Foi neste contexto de início do ano de 2020, além dos desafios e as incertezas trazidas pela pandemia da Covid-19, dos desvarios e incompetência de um pseudo líder e da crise econômica, que Roldan-Roldan nos apresentou o seu mais novo lançamento: “O Enigma do Black Angel”.
Os contos de seu 38º livro não retratam a pandemia, mas retratam a maioria de suas vítimas, aquelas pessoas quase sempre ignoradas, esnobadas e à margem da sociedade. Os personagens de “O Enigma de Black Angel”, são aqueles seres bem resolvidos consigo mesmos ou os excluídos, seja economicamente, seja culturalmente. Por serem o que são, ferem a falsa moralidade de certas camadas sociais preocupadas com o dinheiro, não com a vida. Difícil não traçar um paralelo entre as histórias do livro e a nossa realidade, pois, esperava-se que o novo coronavírus proporcionasse mais demonstrações (e elas existem!) de solidariedade, de empatia. Entretanto, nos entristece perceber a existência de pessoas as quais se dedicam, de forma gratuita, a provocar e a desprezar o ser humano.
Na definição do autor, seus contos representariam “narrativas onde o surrealismo invade o registro realista. Bukowski dialogando com Fellini”. Desta fusão, aliada ao estilo roldaniano (a busca da identidade, o erotismo, a metalinguagem e o surrealismo), surge a força de “O Enigma do Black Angel”.
No conto “O Gigolô Honesto”, um escritor recebe uma espécie de proposta indecente.

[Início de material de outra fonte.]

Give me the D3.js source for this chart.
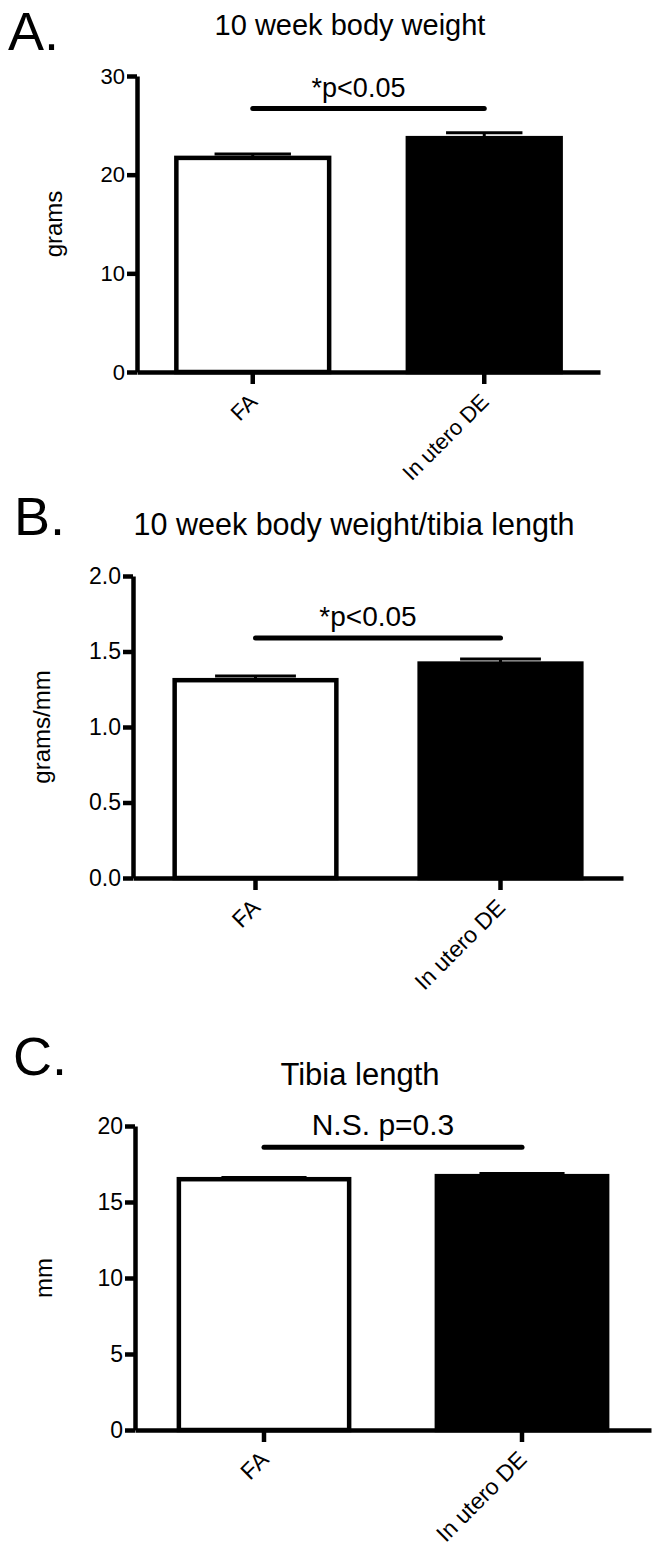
<!DOCTYPE html>
<html>
<head>
<meta charset="utf-8">
<script src="https://cdn.jsdelivr.net/npm/d3@7"></script>
<style>
  body { margin: 0; background: #fff; }
  text { font-family: "Liberation Sans", Arial, Helvetica, sans-serif; fill: #000; }
</style>
</head>
<body>
<svg width="658" height="1548"></svg>
<script>
// groups on the x axis
const categories = ["FA", "In utero DE"];

// A. body weight (grams)
const weightMeans = [21.7, 23.7];
const weightSem = [0.4, 0.55];
const weightTicks = [0, 10, 20, 30];

// B. body weight / tibia length (grams/mm)
const ratioMeans = [1.31, 1.42];
const ratioSem = [0.028, 0.03];
const ratioTicks = [0, 0.5, 1.0, 1.5, 2.0];

// C. tibia length (mm)
const tibiaMeans = [16.5, 16.7];
const tibiaSem = [0.12, 0.17];
const tibiaTicks = [0, 5, 10, 15, 20];

// panel texts
const letters = ["A.", "B.", "C."];
const titles = ["10 week body weight", "10 week body weight/tibia length", "Tibia length"];
const yLabels = ["grams", "grams/mm", "mm"];
const sigLabels = ["*p<0.05", "*p<0.05", "N.S. p=0.3"];
const sigLevels = [26.7, 1.59, 18.6];   // height of the bracket line, in data units

const fills = ["#fff", "#000"];

const svg = d3.select("svg");

// layout of each panel (pixels)
const panels = [
  { means: weightMeans, sem: weightSem, ticks: weightTicks, fmt: d3.format("d"),
    top: 76, bottom: 372, left: 137, right: 600,
    letterX: 8, letterY: 50, titleX: 350, titleY: 35, titleFont: 29, yLabX: 62,
    tickFont: 22, sigFont: 27 },
  { means: ratioMeans, sem: ratioSem, ticks: ratioTicks, fmt: d3.format(".1f"),
    top: 576, bottom: 878, left: 133, right: 623,
    letterX: 14, letterY: 535, titleX: 354, titleY: 535, titleFont: 30.5, yLabX: 50,
    tickFont: 23, sigFont: 28 },
  { means: tibiaMeans, sem: tibiaSem, ticks: tibiaTicks, fmt: d3.format("d"),
    top: 1126, bottom: 1430, left: 135, right: 651,
    letterX: 13, letterY: 1075, titleX: 360, titleY: 1085, titleFont: 31, yLabX: 52,
    tickFont: 23, sigFont: 30 }
];

panels.forEach((p, i) => {
  const g = svg.append("g");

  const y = d3.scaleLinear()
    .domain([d3.min(p.ticks), d3.max(p.ticks)])
    .range([p.bottom, p.top]);

  const x = d3.scaleBand()
    .domain(categories)
    .range([p.left, p.right])
    .paddingInner(0.34)
    .paddingOuter(0.17);

  // panel letter + title
  g.append("text")
    .attr("x", p.letterX).attr("y", p.letterY)
    .style("font-size", "54px")
    .text(letters[i]);

  g.append("text")
    .attr("x", p.titleX).attr("y", p.titleY)
    .attr("text-anchor", "middle")
    .style("font-size", p.titleFont + "px")
    .text(titles[i]);

  const data = categories.map((c, j) => ({ cat: c, mean: p.means[j], sem: p.sem[j], fill: fills[j] }));

  // error bars first, the bar covers the lower half
  const err = g.append("g").selectAll("g").data(data).join("g");
  err.append("line")
    .attr("x1", d => x(d.cat) + x.bandwidth() / 2)
    .attr("x2", d => x(d.cat) + x.bandwidth() / 2)
    .attr("y1", d => y(d.mean))
    .attr("y2", d => y(d.mean + d.sem))
    .attr("stroke", "#000").attr("stroke-width", 3);
  err.append("line")
    .attr("x1", d => x(d.cat) + x.bandwidth() / 4)
    .attr("x2", d => x(d.cat) + x.bandwidth() * 3 / 4)
    .attr("y1", d => y(d.mean + d.sem))
    .attr("y2", d => y(d.mean + d.sem))
    .attr("stroke", "#000").attr("stroke-width", 3);

  // bars
  g.append("g").selectAll("rect")
    .data(data)
    .join("rect")
    .attr("x", d => x(d.cat))
    .attr("y", d => y(d.mean))
    .attr("width", x.bandwidth())
    .attr("height", d => y(0) - y(d.mean))
    .attr("fill", d => d.fill)
    .attr("stroke", "#000")
    .attr("stroke-width", 4.5);

  // y axis
  const yAxis = g.append("g")
    .attr("transform", `translate(${p.left},0)`)
    .call(d3.axisLeft(y).tickValues(p.ticks).tickFormat(p.fmt).tickSize(10).tickSizeOuter(0).tickPadding(2));

  // x axis
  const xAxis = g.append("g")
    .attr("transform", `translate(0,${p.bottom})`)
    .call(d3.axisBottom(x).tickSize(12).tickSizeOuter(0));

  [yAxis, xAxis].forEach(a => {
    a.select(".domain").attr("stroke-width", 4.5);
    a.selectAll(".tick line").attr("stroke-width", 4.5);
    a.selectAll("text")
      .style("font-family", '"Liberation Sans", Arial, sans-serif')
      .style("font-size", p.tickFont + "px");
  });

  // slanted group names
  xAxis.selectAll(".tick text")
    .attr("y", 0).attr("dy", 0)
    .attr("text-anchor", "end")
    .attr("transform", "translate(6,31) rotate(-45)");

  // y axis label
  g.append("text")
    .attr("transform", `translate(${p.yLabX},${(p.top + p.bottom) / 2}) rotate(-90)`)
    .attr("text-anchor", "middle")
    .style("font-size", "24px")
    .text(yLabels[i]);

  // significance bar
  const cx = categories.map(c => x(c) + x.bandwidth() / 2);
  g.append("line")
    .attr("x1", cx[0]).attr("x2", cx[1])
    .attr("y1", y(sigLevels[i])).attr("y2", y(sigLevels[i]))
    .attr("stroke", "#000").attr("stroke-width", 5)
    .attr("stroke-linecap", "round");

  g.append("text")
    .attr("x", (cx[0] + cx[1]) / 2 - 10)
    .attr("y", y(sigLevels[i]) - 12)
    .attr("text-anchor", "middle")
    .style("font-size", p.sigFont + "px")
    .text(sigLabels[i]);
});
</script>
</body>
</html>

Uma senhora de grandes posses oferece-lhe ajuda financeira, a fim de que ele possa se dedicar com afinco ao seu trabalho literário. Em troca, ela quer a sua companhia. “Quanto à moral burguesa, que se dane. Estou acima dela. Jactância? Sim, e daí?”
Em “Sonho Salpicado de Pesadelos”, o escritor, numa caminhada onírica, revê entes queridos, como também seres grotescos que povoam e infernizam o atual panorama brasileiro. Há uma mistura de passado e presente, de impressões trazidas por uma viagem existencial e a construção de uma crítica lúcida dos acontecimentos recentes.
Em “Pau de 80 anos”, David Haize, o alter ego de Roldan-Roldan, em tom desbocado, descontraído e, às vezes, chocante, no melhor estilo roldaniano, relata o seu amor por uma garota. Ao longo do texto, ele nos fala da velhice irrequieta e cheia de desejos de um homem, em contraposição à mediocridade e falsa moralidade que tem tornado as nossas vidas mais frias e sombrias. “Ainda bem que o meu caralho de 80 anos não dói e funciona. Graças a Afrodite. Ou aos exus”.
Fortemente autobiográfico, em “A Náusea e a Torre”, David Haize depara-se com morte, reencontros e com a fuga.
“Entrei numa cabine. Vomitei. Defequei. Depois de evacuar pela boca e pelo ânus tudo o que sentia, limpei-me e dei descarga.”
O reencontro com velhos amigos não trouxera a alegria e o prazer desejados. As pessoas mudam ou, talvez, o distanciamento e o tempo nos beneficiem com a vivência e a lucidez necessárias para enxergarmos o que não víamos durante a juventude.
Daí veio a fuga para Haize. Para uma torre? Ou seria um farol? Lembranças e saudades de pessoas e lugares que verdadeiramente foram importantes. E, assim, o autor define a sua viagem: “Quando mentes e corações envelhecem, nada melhor do que refugiar-se numa torre onde a imaginação solta as amarras e voa em direção ao âmago do ser”.
Desta forma, a narrativa de R. Roldan-Roldan flui ao longo dos outros contos, mostrando-nos personagens fortes, reais e questionadores, longe dos clichês romantizados e das mensagens edificantes.